Periodic Reporting for period 1 - Optoheart (All-optical framework for the correlative imaging of cardiac meso-scale cytoarchitecture and multi-scale electrical conduction)
Berichtszeitraum: 2019-09-01 bis 2021-08-31
Light-sheet microscopy (LSM) has proven a useful tool in bioimaging to image whole organs with high frame rates at cellular resolution and, in combination with tissue clearing methods, is often employed to reconstruct the cyto-architecture over entire organs. Inherently to LSM, however, residual opaque objects, always present to some extent even in extremely well optically cleared samples, cause stripe artifacts, which, in the best case, severely affect image homogeneity and, in the worst case, completely obscure features of interest. Since whole organ datasets now routinely comprise several terabytes, automated tools to count, trace, or segment features of interest are needed to extract meaningful insights. It is therefore necessary to devise technical solutions to increase fidelity in imaging and relax computational demands on the algorithms used to turn data into knowledge.
In this study, we will develop innovative microscopy technology to measure cardiac tissue structure over the whole intact mouse heart and create maps of non-conducting tissue in health and disease.

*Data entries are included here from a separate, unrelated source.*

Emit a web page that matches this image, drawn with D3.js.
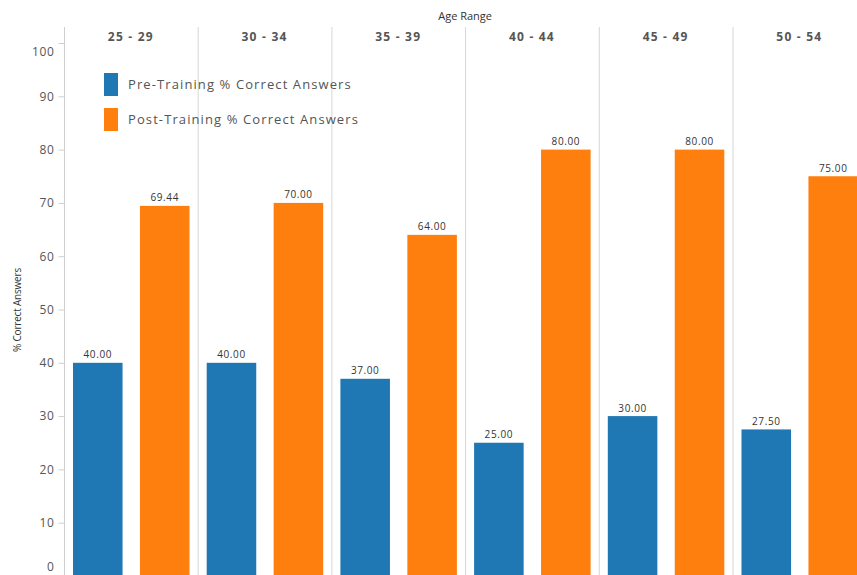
<!DOCTYPE html>
<html lang="en">
<head>
<meta charset="UTF-8">
<title>% Correct Answers by Age Range</title>
<script src="https://cdn.jsdelivr.net/npm/d3@7"></script>
<style>
  html, body { margin: 0; padding: 0; overflow: hidden; background: #fff; }
  text { font-family: "Open Sans", sans-serif; }
</style>
</head>
<body>
<script>
  // data
  var ageRanges = ["25 - 29", "30 - 34", "35 - 39", "40 - 44", "45 - 49", "50 - 54"];
  var preTraining = [40.00, 40.00, 37.00, 25.00, 30.00, 27.50];
  var postTraining = [69.44, 70.00, 64.00, 80.00, 80.00, 75.00];
  var seriesNames = ["Pre-Training % Correct Answers", "Post-Training % Correct Answers"];
  var seriesColors = ["#1f77b4", "#ff7f0e"];
  var yTicks = [0, 10, 20, 30, 40, 50, 60, 70, 80, 90, 100];

  var width = 857, height = 575;
  var left = 64, cellTop = 27, plotTop = 43, plotBottom = 576;
  var colWidth = 133.7;

  var svg = d3.select("body").append("svg")
    .attr("width", width)
    .attr("height", height);

  var xCol = d3.scaleBand()
    .domain(ageRanges)
    .range([left, left + colWidth * ageRanges.length]);

  var xBar = d3.scaleBand()
    .domain(d3.range(seriesNames.length))
    .range([9, 125.5])
    .paddingInner(0.26);

  var y = d3.scaleLinear().domain([0, 100]).range([plotBottom, plotTop]);

  // column separators
  svg.append("g").selectAll("line")
    .data(ageRanges.slice(1))
    .enter().append("line")
    .attr("x1", function(d){ return xCol(d) + 0.5; })
    .attr("x2", function(d){ return xCol(d) + 0.5; })
    .attr("y1", cellTop)
    .attr("y2", height)
    .attr("stroke", "#d6d6d6")
    .attr("stroke-width", 1);

  // y axis
  var yAxis = d3.axisLeft(y).tickValues(yTicks).tickSize(6).tickPadding(4);
  var gy = svg.append("g")
    .attr("transform", "translate(" + (left + 0.5) + ",0)")
    .call(yAxis);
  gy.select(".domain").remove();
  gy.append("line")
    .attr("x1", 0).attr("x2", 0)
    .attr("y1", cellTop).attr("y2", height)
    .attr("stroke", "#cfcfcf");
  gy.selectAll(".tick line").attr("stroke", "#cfcfcf");
  gy.selectAll(".tick text")
    .attr("fill", "#555")
    .style("font-size", "12px")
    .style("letter-spacing", "0.6px")
    .attr("dy", function(d){
      if (d === 100) return "1.0em";
      if (d === 0) return "-0.5em";
      return "0.32em";
    });

  // y axis title
  svg.append("text")
    .attr("transform", "translate(21," + 310 + ") rotate(-90)")
    .attr("text-anchor", "middle")
    .attr("fill", "#333")
    .style("font-size", "10px")
    .style("letter-spacing", "-0.2px")
    .text("% Correct Answers");

  // column title
  svg.append("text")
    .attr("x", left + colWidth * ageRanges.length / 2)
    .attr("y", 20)
    .attr("text-anchor", "middle")
    .attr("fill", "#333")
    .style("font-size", "11px")
    .text("Age Range");

  // column headers
  svg.append("g").selectAll("text")
    .data(ageRanges)
    .enter().append("text")
    .attr("x", function(d){ return xCol(d) + colWidth / 2; })
    .attr("y", 40.5)
    .attr("text-anchor", "middle")
    .attr("fill", "#555")
    .style("font-size", "12px")
    .style("font-weight", "bold")
    .style("letter-spacing", "1.2px")
    .text(function(d){ return d; });

  // bars
  var cells = svg.append("g").selectAll("g")
    .data(ageRanges)
    .enter().append("g")
    .attr("transform", function(d){ return "translate(" + xCol(d) + ",0)"; });

  var bars = cells.selectAll("g.bar")
    .data(function(d, i){ return [preTraining[i], postTraining[i]]; })
    .enter().append("g").attr("class", "bar");

  bars.append("rect")
    .attr("x", function(d, j){ return xBar(j); })
    .attr("y", function(d){ return y(d); })
    .attr("width", xBar.bandwidth())
    .attr("height", function(d){ return y(0) - y(d); })
    .attr("fill", function(d, j){ return seriesColors[j]; });

  bars.append("text")
    .attr("x", function(d, j){ return xBar(j) + xBar.bandwidth() / 2; })
    .attr("y", function(d){ return y(d) - 4.5; })
    .attr("text-anchor", "middle")
    .attr("fill", "#333")
    .style("font-size", "10px")
    .style("letter-spacing", "0.6px")
    .text(function(d){ return d.toFixed(2); });

  // legend
  var legend = svg.append("g").selectAll("g")
    .data(seriesNames)
    .enter().append("g")
    .attr("transform", function(d, i){ return "translate(104," + (73 + i * 35) + ")"; });

  legend.append("rect")
    .attr("width", 14)
    .attr("height", 23)
    .attr("fill", function(d, i){ return seriesColors[i]; });

  legend.append("text")
    .attr("x", 24)
    .attr("y", 11.5)
    .attr("dy", "0.35em")
    .attr("fill", "#555")
    .style("font-size", "13px")
    .style("letter-spacing", "1.1px")
    .text(function(d){ return d; });
</script>
</body>
</html>
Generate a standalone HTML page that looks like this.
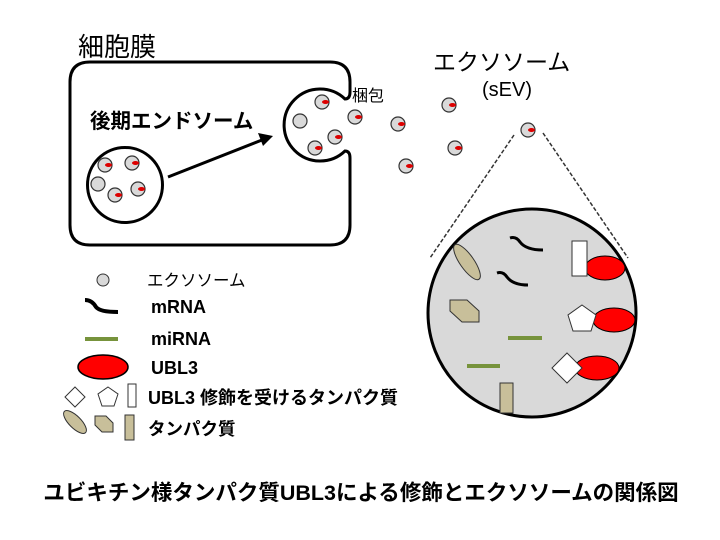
<!DOCTYPE html><html><head><meta charset="utf-8"><style>body{margin:0;background:#fff}svg{display:block}text{font-family:"Liberation Sans","Noto Sans CJK JP",sans-serif}</style></head><body>
<svg width="720" height="540" viewBox="0 0 720 540" xmlns="http://www.w3.org/2000/svg">
<defs>
<g id="v"><circle r="7" fill="#d9d9d9" stroke="#333" stroke-width="1.2"/><ellipse cx="3.5" cy="0" rx="3.5" ry="2" fill="#d00"/></g>
<g id="p"><circle r="7" fill="#d9d9d9" stroke="#333" stroke-width="1.2"/></g>
</defs>
<text x="78" y="56" font-size="26">細胞膜</text>
<path d="M90,62 H330 Q350,62 350,82 V92 Q350,99 345,99 A36 36 0 1 0 345 151 Q350,151 350,158 V225 Q350,245 330,245 H90 Q70,245 70,225 V82 Q70,62 90,62 Z" fill="none" stroke="#000" stroke-width="3"/>
<text x="90" y="128" font-size="20.5" font-weight="bold">後期エンドソーム</text>
<circle cx="125" cy="185" r="37.5" fill="#fff" stroke="#000" stroke-width="3"/>
<use href="#v" x="105" y="165"/><use href="#v" x="132" y="163"/><use href="#p" x="98" y="184"/><use href="#v" x="138" y="189"/><use href="#v" x="115" y="195"/>
<line x1="168" y1="177" x2="262" y2="140" stroke="#000" stroke-width="3"/>
<polygon points="273,136 258,133 263,146" fill="#000"/>
<use href="#v" x="322" y="102"/><use href="#p" x="300" y="121"/><use href="#v" x="335" y="137"/><use href="#v" x="315" y="148"/>
<text x="352" y="101" font-size="16">梱包</text>
<use href="#v" x="355" y="117"/><use href="#v" x="398" y="124"/><use href="#v" x="449" y="105"/><use href="#v" x="455" y="148"/><use href="#v" x="406" y="166"/><use href="#v" x="528" y="130"/>
<text x="433" y="70" font-size="23">エクソソーム</text>
<text x="507" y="96" font-size="20" text-anchor="middle">(sEV)</text>
<line x1="514" y1="135" x2="430" y2="258" stroke="#333" stroke-width="1.5" stroke-dasharray="4,2"/>
<line x1="543" y1="133" x2="628" y2="258" stroke="#333" stroke-width="1.5" stroke-dasharray="4,2"/>
<circle cx="532" cy="313" r="104" fill="#d9d9d9" stroke="#000" stroke-width="3"/>
<ellipse cx="467" cy="262" rx="21" ry="7" transform="rotate(55 467 262)" fill="#c8bf9a" stroke="#333"/>
<path d="M510,238 Q516,236 520,242 Q526,250 543,250" fill="none" stroke="#000" stroke-width="3"/>
<path d="M497,273 Q503,271 507,277 Q513,285 528,285" fill="none" stroke="#000" stroke-width="3"/>
<polygon points="450,300 467,300 479,311 479,322 462,322 450,311" fill="#c8bf9a" stroke="#333"/>
<line x1="508" y1="338" x2="542" y2="338" stroke="#77933c" stroke-width="4"/>
<line x1="467" y1="366" x2="500" y2="366" stroke="#77933c" stroke-width="4"/>
<rect x="500" y="383" width="13" height="30" fill="#c8bf9a" stroke="#333"/>
<ellipse cx="605" cy="268" rx="20" ry="12" fill="#f00" stroke="#000"/>
<rect x="572" y="241" width="15" height="35" fill="#fff" stroke="#333"/>
<ellipse cx="614" cy="320" rx="21" ry="12" fill="#f00" stroke="#000"/>
<polygon points="582,305 596,315 591,331 573,331 568,315" fill="#fff" stroke="#333"/>
<ellipse cx="597" cy="368" rx="22" ry="12" fill="#f00" stroke="#000"/>
<polygon points="567,353 582,368 567,383 552,368" fill="#fff" stroke="#333"/>
<circle cx="103" cy="280" r="6" fill="#d9d9d9" stroke="#333"/>
<text x="147" y="286" font-size="16.5">エクソソーム</text>
<path d="M85,300 Q92,300 96,307 Q100,312 118,312" fill="none" stroke="#000" stroke-width="4"/>
<text x="151" y="313" font-size="18" font-weight="bold">mRNA</text>
<line x1="85" y1="339" x2="118" y2="339" stroke="#77933c" stroke-width="4"/>
<text x="151" y="345" font-size="18" font-weight="bold">miRNA</text>
<ellipse cx="103" cy="367" rx="25" ry="12" fill="#f00" stroke="#000" stroke-width="1.5"/>
<text x="151" y="374" font-size="18" font-weight="bold">UBL3</text>
<polygon points="75,387 85,397 75,407 65,397" fill="#fff" stroke="#333"/>
<polygon points="108,387 118,394 114,406 102,406 98,394" fill="#fff" stroke="#333"/>
<rect x="128" y="384" width="8" height="23" fill="#fff" stroke="#333"/>
<text x="148" y="404" font-size="18" font-weight="bold">UBL3 修飾を受けるタンパク質</text>
<ellipse cx="75" cy="422" rx="15" ry="6" transform="rotate(45 75 422)" fill="#c8bf9a" stroke="#333"/>
<polygon points="95,416 106,416 113,423 113,432 102,432 95,425" fill="#c8bf9a" stroke="#333"/>
<rect x="125" y="415" width="9" height="25" fill="#c8bf9a" stroke="#333"/>
<text x="148" y="435" font-size="17.5" font-weight="bold">タンパク質</text>
<text x="361" y="500" font-size="21.5" font-weight="bold" text-anchor="middle">ユビキチン様タンパク質UBL3による修飾とエクソソームの関係図</text>
</svg>
</body></html>
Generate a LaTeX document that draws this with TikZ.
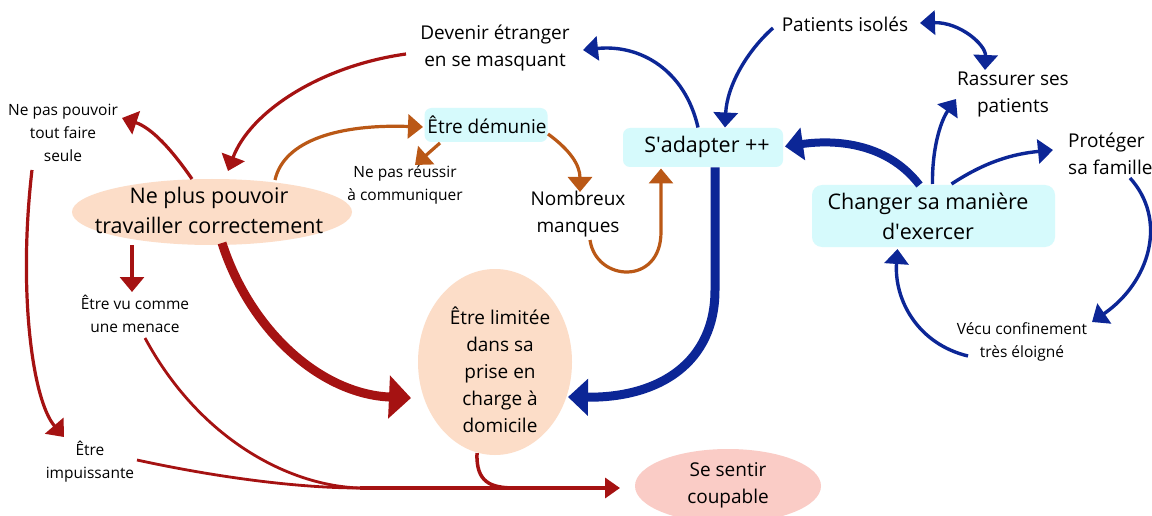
\documentclass[tikz,border=0pt]{standalone}
\usepackage{fontspec}
\setmainfont{Open Sans}
\usetikzlibrary{arrows.meta,shapes.geometric,calc}
\definecolor{cred}{RGB}{165,18,18}
\definecolor{cblue}{RGB}{12,38,150}
\definecolor{corange}{RGB}{186,88,22}
\definecolor{peach}{RGB}{252,221,200}
\definecolor{cyanbox}{RGB}{214,250,252}
\definecolor{pinkell}{RGB}{250,204,198}
\begin{document}
\begin{tikzpicture}[x=1pt,y=-1pt,
  big/.style={font=\fontsize{21.5}{30}\selectfont, align=center, inner sep=0pt},
  med/.style={font=\fontsize{19}{27}\selectfont, align=center, inner sep=0pt},
  sml/.style={font=\fontsize{15.5}{23}\selectfont, align=center, inner sep=0pt},
  cbox/.style={fill=cyanbox, rounded corners=7pt, inner sep=0pt},
  ellshape/.style={ellipse, inner sep=0pt},
  redl/.style={draw=cred, line width=3.2pt},
  bluel/.style={draw=cblue, line width=3.4pt},
  orl/.style={draw=corange, line width=3.2pt},
  headn/.style={-{Triangle[length=15pt,width=24pt]}},
  headb/.style={{Triangle[length=15pt,width=24pt]}-{Triangle[length=15pt,width=24pt]}},
]
\useasboundingbox (0,0) rectangle (1152,516);
\fill[white] (0,0) rectangle (1152,516);

% shapes
\node[ellshape, fill=peach, minimum width=280pt, minimum height=66pt] (np) at (212,212) {};
\node[ellshape, fill=peach, minimum width=154pt, minimum height=186pt] (lim) at (495,362) {};
\node[ellshape, fill=pinkell, minimum width=186pt, minimum height=74pt] (sc) at (728,486) {};
\node[cbox, minimum width=123pt, minimum height=34pt] (dem) at (486,125) {};
\node[cbox, minimum width=160pt, minimum height=39pt] (sad) at (703,147.5) {};
\node[cbox, minimum width=243pt, minimum height=62pt, rounded corners=10pt] (chg) at (933.5,216) {};

% texts
\node[big] (npt) at (209,210) {Ne plus pouvoir\\travailler correctement};
\node[med] (limt) at (500,370) {Être limitée\\dans sa\\prise en\\charge à\\domicile};
\node[med] (sct) at (728,485) {Se sentir\\coupable};
\node[med] (demt) at (487,125) {Être démunie};
\node[big] (sadt) at (707,147) {S\textquotesingle adapter ++};
\node[big] (chgt) at (928,216) {Changer sa manière\\d\textquotesingle exercer};
\node[med] (dev) at (495,48) {Devenir étranger\\en se masquant};
\node[med] (pat) at (845,24) {Patients isolés};
\node[med] (ras) at (1013,95) {Rassurer ses\\patients};
\node[med, align=left, anchor=west] (pro) at (1068,154) {Protéger\\sa famille};
\node[sml] (npp) at (63,133) {Ne pas pouvoir\\tout faire\\seule};
\node[sml] (nre) at (405,185) {Ne pas réussir\\à communiquer};
\node[med] (nom) at (578,214) {Nombreux\\manques};
\node[sml] (vu) at (135,314) {Être vu comme\\une menace};
\node[sml] (imp) at (90,462) {Être\\impuissante};
\node[sml] (vec) at (1022,342) {Vécu confinement\\très éloigné};

% free ends
\coordinate (m1) at (360,488);
\coordinate (m2) at (515,488);

% red connectors
\draw[redl, headn] ($(dev)+(-89,6)$) .. controls (320,66) and (250,112) .. ($(np)+(16,-41)$);
\draw[redl, headn] ($(np)+(-20,-33)$) .. controls (172,150) and (152,128) .. ($(npp)+(59,-15)$);
\draw[redl, headn] ($(np)+(-80,33)$) -- ($(vu)+(-3,-22)$);
\draw[draw=cred, line width=9pt, -{Triangle[length=22pt,width=42pt]}] ($(np)+(10,31)$) .. controls (250,330) and (320,394) .. ($(lim)+(-84,36)$);
\draw[redl, headn] ($(npp)+(-31,37)$) .. controls (18,290) and (32,400) .. ($(imp)+(-26,-25)$);
\draw[draw=cred, line width=2.8pt] ($(vu)+(10,24)$) .. controls (200,440) and (290,486) .. (m1);
\draw[draw=cred, line width=2.8pt] ($(imp)+(47,-2)$) .. controls (220,478) and (300,488) .. (m1);
\draw[draw=cred, line width=3.5pt] ($(lim)+(-18,91)$) .. controls (476,482) and (490,488) .. (m2);
\draw[draw=cred, line width=3.5pt, -{Triangle[length=15pt,width=20pt]}] (m1) -- ($(sc)+(-108,2)$);

% orange connectors
\draw[orl, headn] ($(np)+(63,-32)$) .. controls (284,140) and (340,124) .. ($(dem)+(-63,2)$);
\draw[orl, headn] ($(dem)+(-46,18)$) -- ($(nre)+(10,-20)$);
\draw[orl, headn] ($(dem)+(62,9)$) .. controls (570,150) and (580,165) .. ($(nom)+(2,-22)$);
\draw[orl, headn] ($(nom)+(12,26)$) .. controls (596,282) and (661,286) .. (661,232) -- ($(sad)+(-42,21)$);

% blue connectors
\draw[bluel, headn] ($(sad)+(-5,-20)$) .. controls (685,70) and (640,44) .. ($(dev)+(88,2)$);
\draw[bluel, headn] ($(pat)+(-72,4)$) .. controls (748,50) and (727,85) .. ($(sad)+(22,-20)$);
\draw[bluel, headb] ($(pat)+(75,-1)$) .. controls (960,22) and (986,45) .. ($(ras)+(-28,-25)$);
\draw[draw=cblue, line width=8pt, -{Triangle[length=18pt,width=32pt]}] ($(chg)+(-14,-31)$) .. controls (885,140) and (830,140) .. ($(sad)+(82,-1)$);
\draw[bluel, headn] ($(chg)+(-1,-32)$) .. controls (932,150) and (940,122) .. ($(ras)+(-57,4)$);
\draw[bluel, headn] ($(chg)+(18,-32)$) .. controls (985,162) and (1012,154) .. ($(pro.west)+(-15,-4)$);
\draw[draw=cblue, line width=9pt, -{Triangle[length=20pt,width=36pt]}] ($(sad)+(12,20)$) -- (715,290) .. controls (715,362) and (660,398) .. ($(lim)+(73,35)$);
\draw[bluel, headn] ($(pro.west)+(62,24)$) .. controls (1168,220) and (1150,282) .. ($(vec)+(70,-20)$);
\draw[bluel, headn] ($(vec)+(-54,14)$) .. controls (918,344) and (894,300) .. ($(chg)+(-36,33)$);
\end{tikzpicture}
\end{document}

These structural maps of conducting and non-conducting tissue will inform previously obtained measurements of cardiac electric activity and allow to relate cardiac function back to its structure. This will provide us with vital information not only for our understanding of fundamental heart electrophysiology which will be translated to new medical treatments to for cardiac arrhythmias.
Furthermore, it was noticed that images acquired with on-photon excitation presented significant illumination inhomogeneity in the form of striping artefacts, mostly due to absorption and scattering from occlusions within the cleared sample. In Ricci et al (Ricci, Pietro, et al. "Fast multi-directional DSLM for confocal detection without striping artifacts." Biomedical Optics Express 11.6 (2020): 3111-3124., [2]), we published demonstrated the suppression of these striping artefacts using acousto optical deflectors (AODs) to dynamically pivot the exciting light sheet. Crucially, this method preserves its compatibility with confocal line detection for improved background reduction. These achievements pave the way to more quantitative structural studies in cleared tissue samples.
Based on this expertise, we published a review paper (Ricci, Pietro, et al. "Removing striping artifacts in light-sheet fluorescence microscopy: A review." Progress in Biophysics and Molecular Biology (2021), [3]) in which we outline the advantages, performances and limitations of stripe artefact reduction in light-sheet microscopy.